With the bankruptcy of Hanjin Shipping, which was the seventh largest ocean carrier, many experts believe that this is only the beginning of an industry-wide crash. Low oil prices, the slowdown of global trade, and the residual effects of the 2008 economic crisis are just a few factors that contribute to this crisis. The World Trade Organization (WTO) said trade growth is at its slowest since the global financial crisis.
The bankruptcy of Hanjin Shipping was shocking because many assumed that the government of Korea would continue to back the steamship line since most lines are backed by state banks. German banks alone have up to $100 billion of shipping debt out of $400 billion worldwide. If the conditions worsen in the industry, ship-owners won’t be able to pay back these loans leaving banks unable to receive full returns on their investments. Does this mean that more banks will stop supporting carriers?
Most of the steamship lines are operating at a loss in this environment due to low demand. Steamship lines have always been in competition to build bigger and better vessels. Now with the widening of the Panama Canal, more vessels will hold more cargo leading to more capacity with falling demand. The alliances formed between steamship lines last year have not been able to combat the overcapacity issue yet. Maersk, the largest carrier in the world, reported a net profit of $791 million for 2015 compared to $5 billion in 2014.
Shippers are Turning to Contingency Plans
Due to the volatility of the shipping industry, shippers are asking carrier alliances for assurances that they have contingency plans in place in case a member of the alliance is unable to deliver the cargo.
The shipbuilding sector of the industry will be hit the hardest due to these issues. For Japan, only 8 vessels were ordered this year. Daewoo Shipbuilding, the world’s largest shipbuilder, said they will be cutting 24% of jobs (almost 3,000 people) in an attempt to save itself from the current industry crisis and its own debt. The oversupply of space and vessels will affect shipbuilding companies for years to come.
Adding to the crisis, fuel prices may double if the International Maritime Organization’s (IMO) Marine Environment Protection Committee decides to impose a limitation on sulfur emissions. This means that vessels will have to switch from bunker fuels to diesel or liquefied natural gas (LNG). If this regulation is passed, ocean freight rates, which have already soared in the past few months due to Hanjin bankruptcy, will most likely increase even more.

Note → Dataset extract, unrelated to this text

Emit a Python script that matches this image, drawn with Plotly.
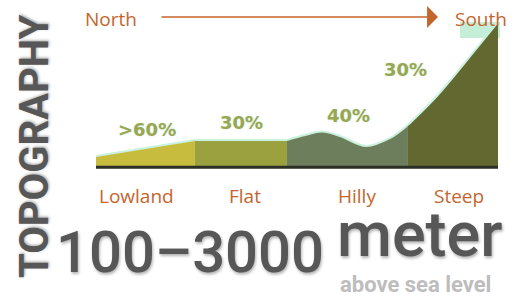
import plotly.graph_objects as go

# ---- data (distance along profile 0-100, relative elevation 0-100) ----
categories = ["Lowland", "Flat", "Hilly", "Steep"]
shares = [">60%", "30%", "40%", "30%"]

lowland_x = [0, 24.6]
lowland_y = [6.9, 18.1]
flat_x = [24.6, 47.5]
flat_y = [18.1, 18.1]
hilly_x = [47.5, 52.0, 56.2, 60.7, 67.2, 73.1, 77.6]
hilly_y = [18.1, 21.5, 23.9, 20.8, 13.9, 19.4, 28.5]
steep_x = [77.6, 84.8, 92.3, 100]
steep_y = [28.5, 48.6, 73.6, 100]

share_pos_x = [12.7, 36.1, 62.7, 76.9]
share_pos_y = [25.0, 29.9, 35.4, 66.7]
cat_pos_x = [10.0, 37.0, 64.9, 90.3]

W, H = 513, 304
fills = ["#c8bc3f", "#9ba13e", "#6d7e5d", "#62682f"]
segs = [(lowland_x, lowland_y, "linear"), (flat_x, flat_y, "linear"),
        (hilly_x, hilly_y, "spline"), (steep_x, steep_y, "spline")]

fig = go.Figure()
for (xs, ys, shp), col, name in zip(segs, fills, categories):
    fig.add_trace(go.Scatter(x=xs, y=ys, mode="lines", fill="tozeroy",
                             fillcolor=col, line=dict(color="#c9f1dd", width=2, shape=shp),
                             name=name, hoverinfo="skip"))
# baseline
fig.add_trace(go.Scatter(x=[0, 100], y=[-0.9, -0.9], mode="lines",
                         line=dict(color="#2b2f25", width=3), hoverinfo="skip"))


def A(**kw):
    d = dict(showarrow=False, xanchor="center", yanchor="middle")
    d.update(kw)
    return d


ann = []
for t, xx, yy in zip(shares, share_pos_x, share_pos_y):
    ann.append(A(x=xx, y=yy, xref="x", yref="y", text=t,
                 font=dict(family="DejaVu Sans", size=18, color="#9ca552", weight="bold",
                           shadow="0 0 2px #bff2d8")))
for t, xx in zip(categories, cat_pos_x):
    ann.append(A(x=xx, y=1 - 196 / H, xref="x", yref="paper", text=t,
                 font=dict(family="Open Sans", size=19, color="#c4652d")))

dark = "#575757"
ann += [
    A(x=111 / W, y=1 - 19 / H, xref="paper", yref="paper", text="North",
      font=dict(family="Open Sans", size=19, color="#c4652d")),
    A(x=481 / W, y=1 - 19 / H, xref="paper", yref="paper", text="South",
      font=dict(family="Open Sans", size=19, color="#c4652d")),
    dict(x=438 / W, y=1 - 17 / H, xref="paper", yref="paper", text="", showarrow=True,
         ax=-278, ay=0, arrowhead=1, arrowsize=2.6, arrowwidth=1.4, arrowcolor="#c4652d", standoff=0),
    A(x=34 / W, y=1 - 147 / H, xref="paper", yref="paper", text="TOPOGRAPHY",
      textangle=-90,
      font=dict(family="Roboto", size=40, color=dark, weight="bold",
                shadow="1px 1px 3px rgba(0,0,0,0.35)")),
    A(x=190 / W, y=1 - 252 / H, xref="paper", yref="paper", text="100\u20133000",
      font=dict(family="Roboto", size=58, color=dark, weight=500,
                shadow="1px 2px 3px rgba(0,0,0,0.3)")),
    A(x=420 / W, y=1 - 234 / H, xref="paper", yref="paper", text="meter",
      font=dict(family="Roboto", size=63, color=dark, weight=500,
                shadow="1px 2px 3px rgba(0,0,0,0.3)")),
    A(x=415 / W, y=1 - 284 / H, xref="paper", yref="paper", text="above sea level",
      font=dict(family="Roboto", size=22, color="#bdbdbd", weight="bold")),
]

shapes = [dict(type="rect", xref="paper", yref="paper", x0=460 / W, x1=500 / W,
               y0=1 - 38 / H, y1=1 - 22 / H, fillcolor="#c5eed9", line=dict(width=0), layer="below")]

fig.update_layout(
    width=W, height=H, margin=dict(l=0, r=0, t=0, b=0),
    paper_bgcolor="white", plot_bgcolor="rgba(0,0,0,0)", showlegend=False,
    xaxis=dict(range=[0, 100], domain=[96 / W, 498 / W], visible=False, fixedrange=True),
    yaxis=dict(range=[-3, 100], domain=[1 - 170.3 / H, 1 - 22 / H], visible=False, fixedrange=True),
    annotations=ann, shapes=shapes,
)
fig.write_html("out.html", config={"displayModeBar": False},
               post_script="document.body.style.margin='0px';")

Geopolitical Concerns Increase Risk for the Shipping Industry
Moreover, the South China Sea dispute, along with Brexit, add to the uncertainty of the industry’s future. China, Vietnam, Nation of Brunei, Taiwan, and the Philippines are in disagreement on the territorial claims regarding the islands, reefs and banks along the South China Sea, which is an important waterway for international trade. Tensions have been on the rise for the past few years and many worry that this area will turn into a warzone, threatening trade. Brexit raises many questions regarding the sanctions and trade agreements signed prior to Brexit. The impact of the Brexit will be felt in the upcoming years as the process and negotiations start in March 2017.